_Job_
Quote all lines below exactly. Images stay out.

_Material provided_
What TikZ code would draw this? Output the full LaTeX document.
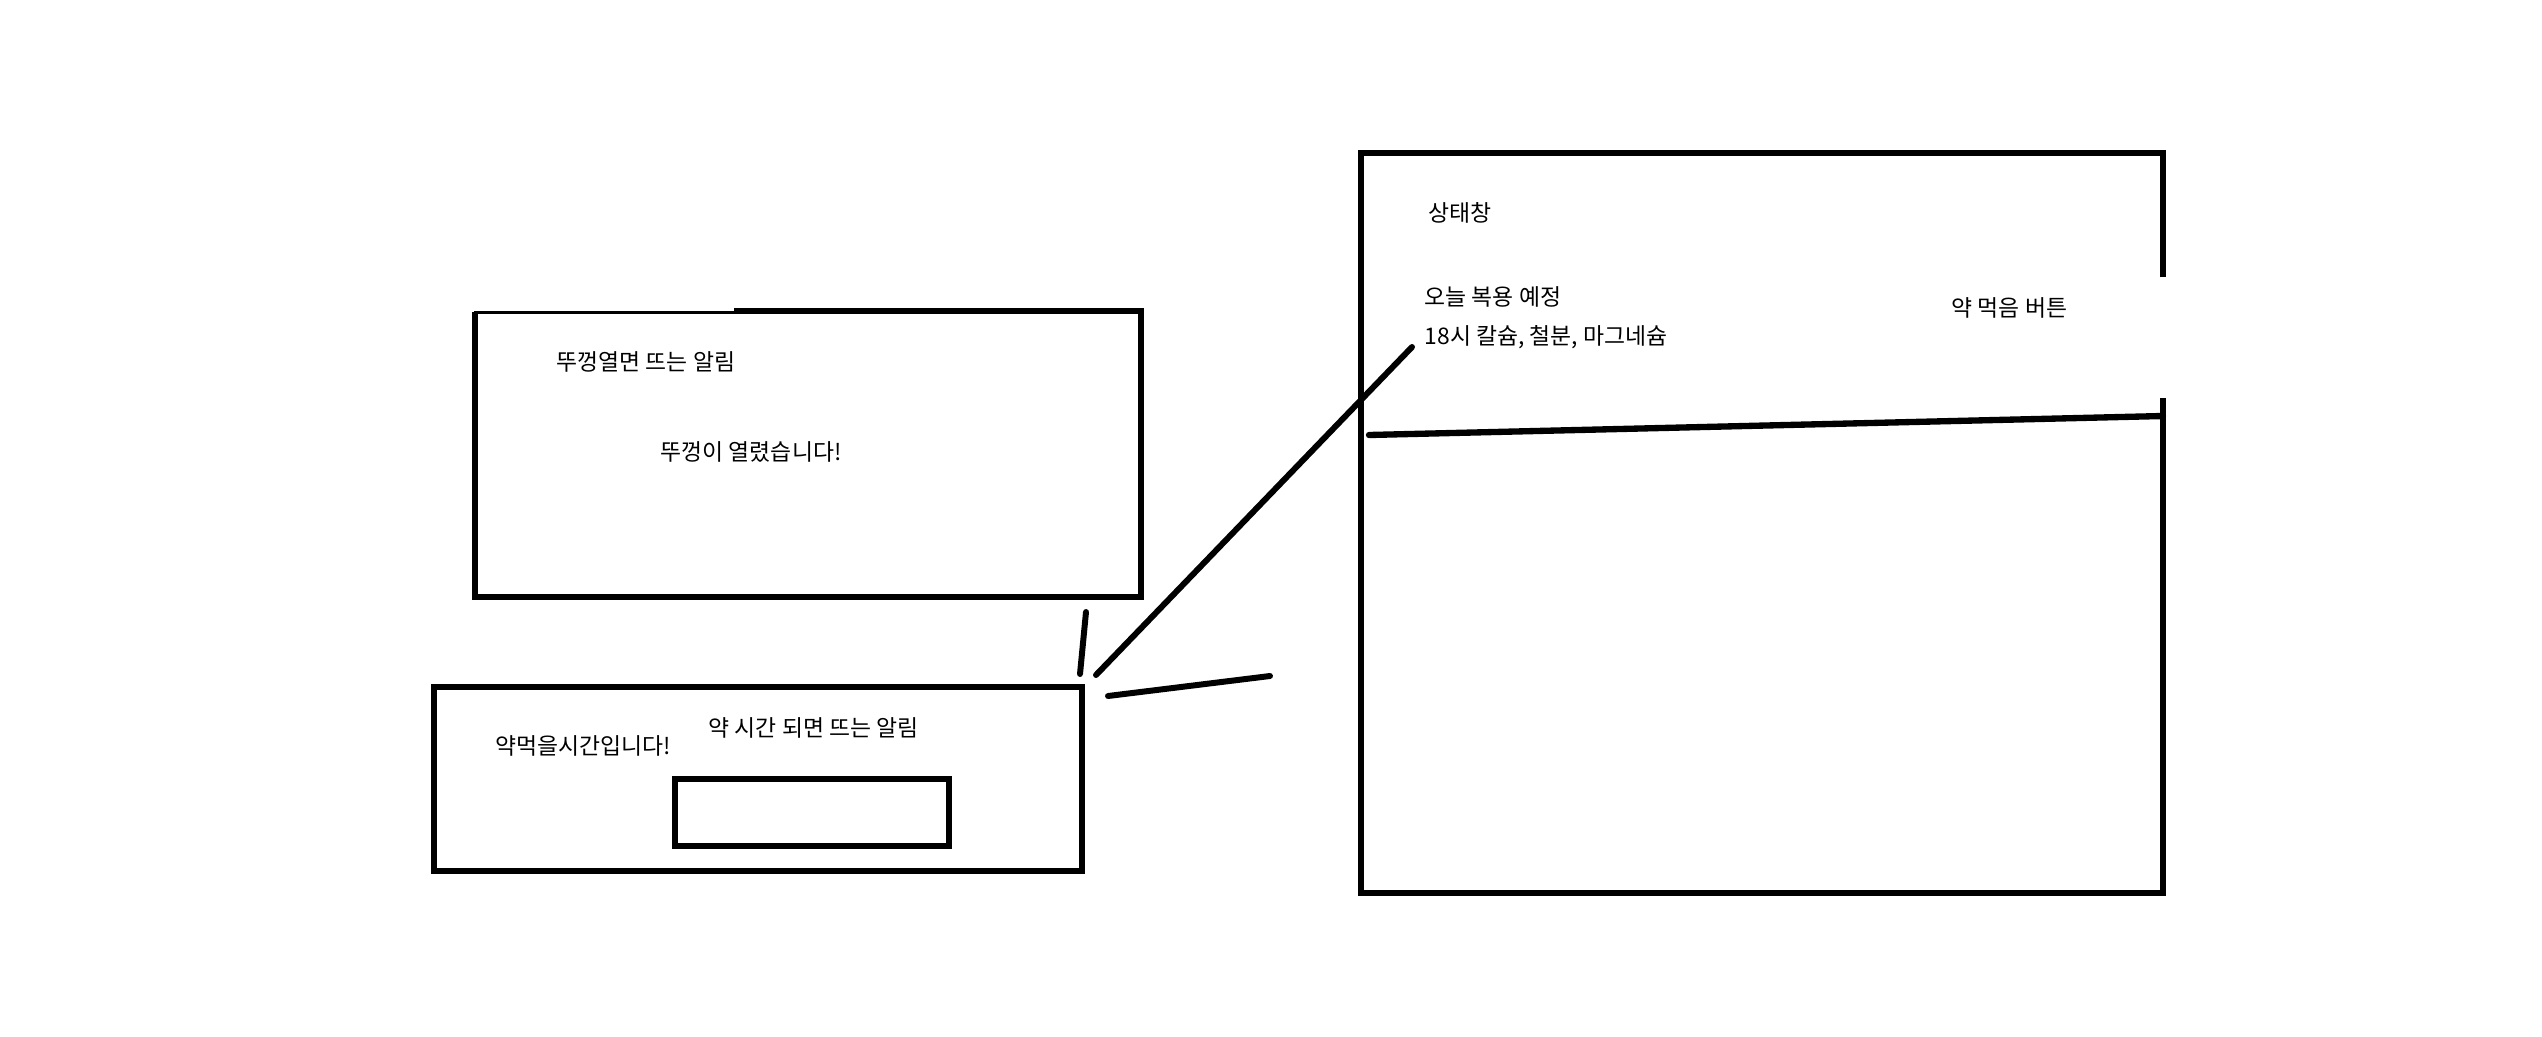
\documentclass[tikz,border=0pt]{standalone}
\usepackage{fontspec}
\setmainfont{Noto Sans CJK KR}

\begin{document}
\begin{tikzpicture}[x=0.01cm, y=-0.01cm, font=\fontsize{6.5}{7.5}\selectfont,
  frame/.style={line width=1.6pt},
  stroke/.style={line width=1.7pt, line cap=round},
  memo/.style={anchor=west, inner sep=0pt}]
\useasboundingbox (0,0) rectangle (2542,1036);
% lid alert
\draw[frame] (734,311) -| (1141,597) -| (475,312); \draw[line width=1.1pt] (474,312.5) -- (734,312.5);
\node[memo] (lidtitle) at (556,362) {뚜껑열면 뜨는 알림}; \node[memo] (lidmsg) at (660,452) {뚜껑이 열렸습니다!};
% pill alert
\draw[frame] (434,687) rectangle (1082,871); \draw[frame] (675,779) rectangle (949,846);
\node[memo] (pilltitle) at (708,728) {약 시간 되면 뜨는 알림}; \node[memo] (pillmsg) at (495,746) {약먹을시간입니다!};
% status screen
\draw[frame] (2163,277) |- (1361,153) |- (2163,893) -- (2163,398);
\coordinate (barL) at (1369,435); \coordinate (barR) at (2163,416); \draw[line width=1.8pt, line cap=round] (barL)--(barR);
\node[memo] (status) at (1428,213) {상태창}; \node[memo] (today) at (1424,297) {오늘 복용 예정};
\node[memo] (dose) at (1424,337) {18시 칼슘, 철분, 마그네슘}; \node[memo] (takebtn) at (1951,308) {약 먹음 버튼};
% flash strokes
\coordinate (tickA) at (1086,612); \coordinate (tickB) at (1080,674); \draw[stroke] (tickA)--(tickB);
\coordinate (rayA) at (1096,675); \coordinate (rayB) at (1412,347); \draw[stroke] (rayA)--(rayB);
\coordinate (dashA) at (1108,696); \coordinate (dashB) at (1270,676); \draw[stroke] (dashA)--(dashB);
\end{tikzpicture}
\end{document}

_Result of the task_
What TikZ code would draw this? Output the full LaTeX document.
\documentclass[tikz,border=0pt]{standalone}
\usepackage{fontspec}
\setmainfont{Noto Sans CJK KR}

\begin{document}
\begin{tikzpicture}[x=0.01cm, y=-0.01cm, font=\fontsize{6.5}{7.5}\selectfont,
  frame/.style={line width=1.6pt},
  stroke/.style={line width=1.7pt, line cap=round},
  memo/.style={anchor=west, inner sep=0pt}]
\useasboundingbox (0,0) rectangle (2542,1036);
% lid alert
\draw[frame] (734,311) -| (1141,597) -| (475,312); \draw[line width=1.1pt] (474,312.5) -- (734,312.5);
\node[memo] (lidtitle) at (556,362) {뚜껑열면 뜨는 알림}; \node[memo] (lidmsg) at (660,452) {뚜껑이 열렸습니다!};
% pill alert
\draw[frame] (434,687) rectangle (1082,871); \draw[frame] (675,779) rectangle (949,846);
\node[memo] (pilltitle) at (708,728) {약 시간 되면 뜨는 알림}; \node[memo] (pillmsg) at (495,746) {약먹을시간입니다!};
% status screen
\draw[frame] (2163,277) |- (1361,153) |- (2163,893) -- (2163,398);
\coordinate (barL) at (1369,435); \coordinate (barR) at (2163,416); \draw[line width=1.8pt, line cap=round] (barL)--(barR);
\node[memo] (status) at (1428,213) {상태창}; \node[memo] (today) at (1424,297) {오늘 복용 예정};
\node[memo] (dose) at (1424,337) {18시 칼슘, 철분, 마그네슘}; \node[memo] (takebtn) at (1951,308) {약 먹음 버튼};
% flash strokes
\coordinate (tickA) at (1086,612); \coordinate (tickB) at (1080,674); \draw[stroke] (tickA)--(tickB);
\coordinate (rayA) at (1096,675); \coordinate (rayB) at (1412,347); \draw[stroke] (rayA)--(rayB);
\coordinate (dashA) at (1108,696); \coordinate (dashB) at (1270,676); \draw[stroke] (dashA)--(dashB);
\end{tikzpicture}
\end{document}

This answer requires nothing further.